INSTRUCTIONS FOR THE TASK: Find the line with "Output the web" and the line with "Chart.defaults.color = textColor;", then repeat both of them and every line in between exactly. Omit the pictures.

[Rows from a dataset of charts and code]
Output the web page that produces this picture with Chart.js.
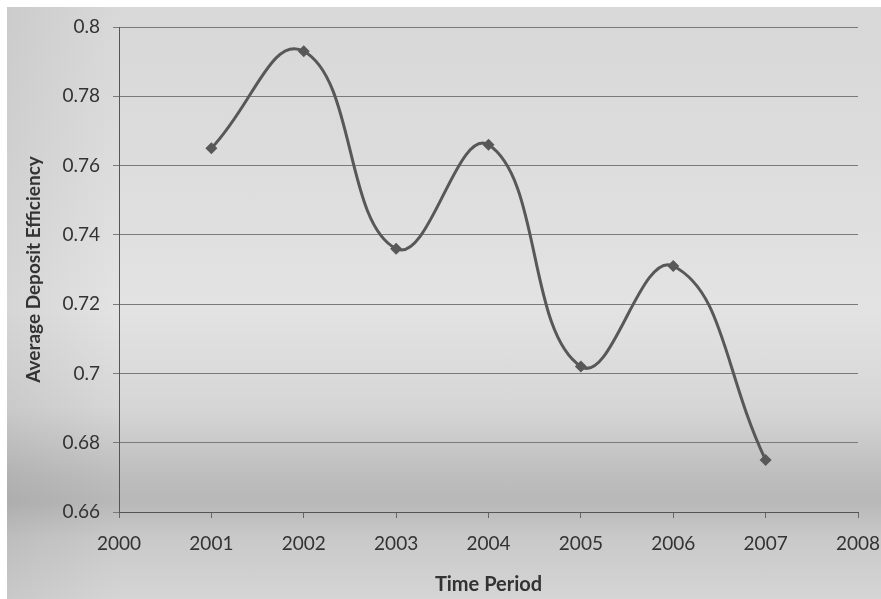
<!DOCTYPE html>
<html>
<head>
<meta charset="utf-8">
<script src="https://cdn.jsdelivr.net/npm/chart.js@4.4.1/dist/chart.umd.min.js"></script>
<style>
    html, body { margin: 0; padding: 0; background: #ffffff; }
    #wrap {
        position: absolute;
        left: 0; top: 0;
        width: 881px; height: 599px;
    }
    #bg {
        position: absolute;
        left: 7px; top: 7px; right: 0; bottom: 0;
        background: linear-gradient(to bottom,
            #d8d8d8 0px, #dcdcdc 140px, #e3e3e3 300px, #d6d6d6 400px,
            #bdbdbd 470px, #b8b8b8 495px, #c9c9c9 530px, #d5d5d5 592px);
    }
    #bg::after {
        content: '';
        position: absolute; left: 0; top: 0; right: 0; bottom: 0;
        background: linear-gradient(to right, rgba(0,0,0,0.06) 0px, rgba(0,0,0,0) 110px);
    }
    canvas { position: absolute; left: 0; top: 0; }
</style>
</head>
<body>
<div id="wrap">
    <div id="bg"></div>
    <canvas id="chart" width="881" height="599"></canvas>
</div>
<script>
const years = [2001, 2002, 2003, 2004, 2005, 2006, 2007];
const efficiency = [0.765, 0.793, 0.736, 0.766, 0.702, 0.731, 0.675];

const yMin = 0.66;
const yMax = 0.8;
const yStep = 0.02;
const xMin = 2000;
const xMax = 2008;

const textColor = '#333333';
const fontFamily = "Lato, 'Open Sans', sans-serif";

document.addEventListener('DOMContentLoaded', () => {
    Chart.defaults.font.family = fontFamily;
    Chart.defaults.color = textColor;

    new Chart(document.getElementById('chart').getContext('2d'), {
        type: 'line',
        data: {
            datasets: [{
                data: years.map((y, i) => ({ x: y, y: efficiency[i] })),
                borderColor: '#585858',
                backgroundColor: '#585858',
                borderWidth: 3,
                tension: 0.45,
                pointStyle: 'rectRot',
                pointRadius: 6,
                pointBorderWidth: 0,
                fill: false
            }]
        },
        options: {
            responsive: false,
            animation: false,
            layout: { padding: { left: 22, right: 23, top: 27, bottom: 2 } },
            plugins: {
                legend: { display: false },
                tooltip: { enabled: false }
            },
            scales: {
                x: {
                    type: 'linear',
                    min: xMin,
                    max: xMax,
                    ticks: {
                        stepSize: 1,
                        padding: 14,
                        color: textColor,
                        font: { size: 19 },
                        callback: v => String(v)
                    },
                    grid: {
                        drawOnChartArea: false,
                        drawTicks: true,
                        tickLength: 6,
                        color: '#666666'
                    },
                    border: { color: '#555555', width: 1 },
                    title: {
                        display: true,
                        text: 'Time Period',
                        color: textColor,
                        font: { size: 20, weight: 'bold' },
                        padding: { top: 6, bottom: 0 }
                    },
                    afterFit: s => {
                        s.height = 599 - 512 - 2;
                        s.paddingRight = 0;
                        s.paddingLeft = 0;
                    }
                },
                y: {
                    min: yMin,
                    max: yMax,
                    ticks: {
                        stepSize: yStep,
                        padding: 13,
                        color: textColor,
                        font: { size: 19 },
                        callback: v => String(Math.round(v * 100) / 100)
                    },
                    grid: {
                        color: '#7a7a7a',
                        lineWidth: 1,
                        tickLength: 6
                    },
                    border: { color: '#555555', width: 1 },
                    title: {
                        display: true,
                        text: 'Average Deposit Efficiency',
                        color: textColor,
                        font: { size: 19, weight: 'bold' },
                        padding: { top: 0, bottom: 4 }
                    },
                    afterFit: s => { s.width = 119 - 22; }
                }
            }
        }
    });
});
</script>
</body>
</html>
==
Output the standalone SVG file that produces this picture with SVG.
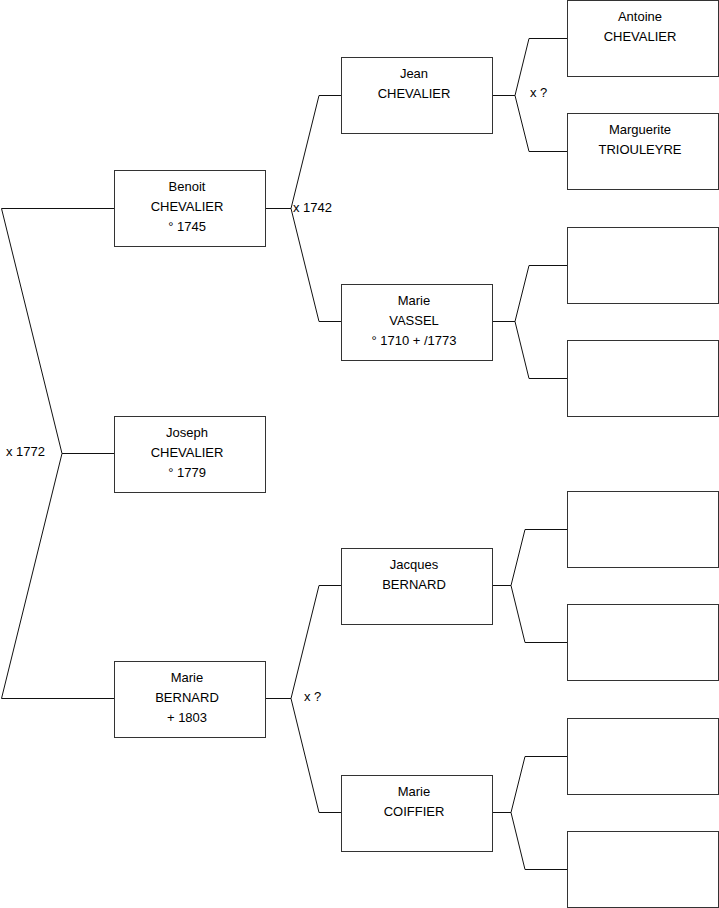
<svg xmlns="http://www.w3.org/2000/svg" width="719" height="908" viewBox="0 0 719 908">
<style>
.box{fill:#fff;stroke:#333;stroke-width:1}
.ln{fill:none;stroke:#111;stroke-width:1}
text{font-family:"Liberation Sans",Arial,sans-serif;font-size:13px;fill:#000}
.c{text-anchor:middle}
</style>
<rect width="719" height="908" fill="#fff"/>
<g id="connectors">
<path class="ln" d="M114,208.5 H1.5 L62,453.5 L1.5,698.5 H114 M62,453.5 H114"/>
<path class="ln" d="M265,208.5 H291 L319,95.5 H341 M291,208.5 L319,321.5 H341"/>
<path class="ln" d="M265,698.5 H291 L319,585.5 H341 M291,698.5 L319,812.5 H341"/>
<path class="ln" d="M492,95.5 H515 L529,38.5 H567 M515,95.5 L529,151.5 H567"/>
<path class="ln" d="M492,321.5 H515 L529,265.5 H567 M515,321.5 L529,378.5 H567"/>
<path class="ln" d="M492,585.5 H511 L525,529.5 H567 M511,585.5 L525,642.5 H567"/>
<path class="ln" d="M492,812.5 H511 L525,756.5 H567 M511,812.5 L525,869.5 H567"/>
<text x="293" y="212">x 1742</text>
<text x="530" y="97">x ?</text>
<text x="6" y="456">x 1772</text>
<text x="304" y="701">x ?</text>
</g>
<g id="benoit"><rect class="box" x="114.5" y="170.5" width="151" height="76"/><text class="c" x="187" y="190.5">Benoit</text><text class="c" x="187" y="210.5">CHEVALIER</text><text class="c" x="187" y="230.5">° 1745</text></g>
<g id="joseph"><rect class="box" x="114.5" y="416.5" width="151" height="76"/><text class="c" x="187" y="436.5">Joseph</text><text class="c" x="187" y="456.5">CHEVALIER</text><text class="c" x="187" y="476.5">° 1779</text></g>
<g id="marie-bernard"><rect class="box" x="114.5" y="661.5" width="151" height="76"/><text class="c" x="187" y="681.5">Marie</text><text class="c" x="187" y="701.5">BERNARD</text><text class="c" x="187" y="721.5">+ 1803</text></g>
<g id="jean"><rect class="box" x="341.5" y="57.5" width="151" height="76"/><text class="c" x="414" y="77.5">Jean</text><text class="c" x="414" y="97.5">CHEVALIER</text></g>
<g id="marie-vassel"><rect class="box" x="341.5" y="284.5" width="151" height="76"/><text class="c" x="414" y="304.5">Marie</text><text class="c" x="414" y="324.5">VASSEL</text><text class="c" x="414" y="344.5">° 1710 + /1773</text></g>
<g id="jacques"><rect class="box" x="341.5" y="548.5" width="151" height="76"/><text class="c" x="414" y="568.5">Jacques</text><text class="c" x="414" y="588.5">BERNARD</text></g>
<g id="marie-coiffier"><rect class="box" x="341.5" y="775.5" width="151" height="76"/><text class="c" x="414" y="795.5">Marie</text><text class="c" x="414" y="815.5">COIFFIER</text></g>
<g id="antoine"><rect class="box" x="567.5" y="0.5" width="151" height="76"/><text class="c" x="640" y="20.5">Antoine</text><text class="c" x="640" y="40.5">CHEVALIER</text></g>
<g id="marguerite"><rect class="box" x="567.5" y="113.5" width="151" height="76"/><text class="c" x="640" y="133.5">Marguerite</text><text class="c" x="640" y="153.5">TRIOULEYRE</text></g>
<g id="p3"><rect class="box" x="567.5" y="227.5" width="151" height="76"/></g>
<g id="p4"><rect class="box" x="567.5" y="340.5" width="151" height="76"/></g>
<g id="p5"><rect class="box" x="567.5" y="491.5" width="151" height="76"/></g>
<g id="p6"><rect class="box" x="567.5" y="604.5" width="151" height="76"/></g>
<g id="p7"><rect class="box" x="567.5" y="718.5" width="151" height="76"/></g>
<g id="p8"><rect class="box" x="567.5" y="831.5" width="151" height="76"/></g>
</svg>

EXERCISE RESPONSE:
Output the web page that produces this picture with Chart.js.
<!DOCTYPE html>
<html>
<head>
<meta charset="utf-8">
<script src="https://cdn.jsdelivr.net/npm/chart.js@4.4.1/dist/chart.umd.min.js"></script>
<style>
    html, body { margin: 0; padding: 0; background: #ffffff; }
    #wrap {
        position: absolute;
        left: 0; top: 0;
        width: 881px; height: 599px;
    }
    #bg {
        position: absolute;
        left: 7px; top: 7px; right: 0; bottom: 0;
        background: linear-gradient(to bottom,
            #d8d8d8 0px, #dcdcdc 140px, #e3e3e3 300px, #d6d6d6 400px,
            #bdbdbd 470px, #b8b8b8 495px, #c9c9c9 530px, #d5d5d5 592px);
    }
    #bg::after {
        content: '';
        position: absolute; left: 0; top: 0; right: 0; bottom: 0;
        background: linear-gradient(to right, rgba(0,0,0,0.06) 0px, rgba(0,0,0,0) 110px);
    }
    canvas { position: absolute; left: 0; top: 0; }
</style>
</head>
<body>
<div id="wrap">
    <div id="bg"></div>
    <canvas id="chart" width="881" height="599"></canvas>
</div>
<script>
const years = [2001, 2002, 2003, 2004, 2005, 2006, 2007];
const efficiency = [0.765, 0.793, 0.736, 0.766, 0.702, 0.731, 0.675];

const yMin = 0.66;
const yMax = 0.8;
const yStep = 0.02;
const xMin = 2000;
const xMax = 2008;

const textColor = '#333333';
const fontFamily = "Lato, 'Open Sans', sans-serif";

document.addEventListener('DOMContentLoaded', () => {
    Chart.defaults.font.family = fontFamily;
    Chart.defaults.color = textColor;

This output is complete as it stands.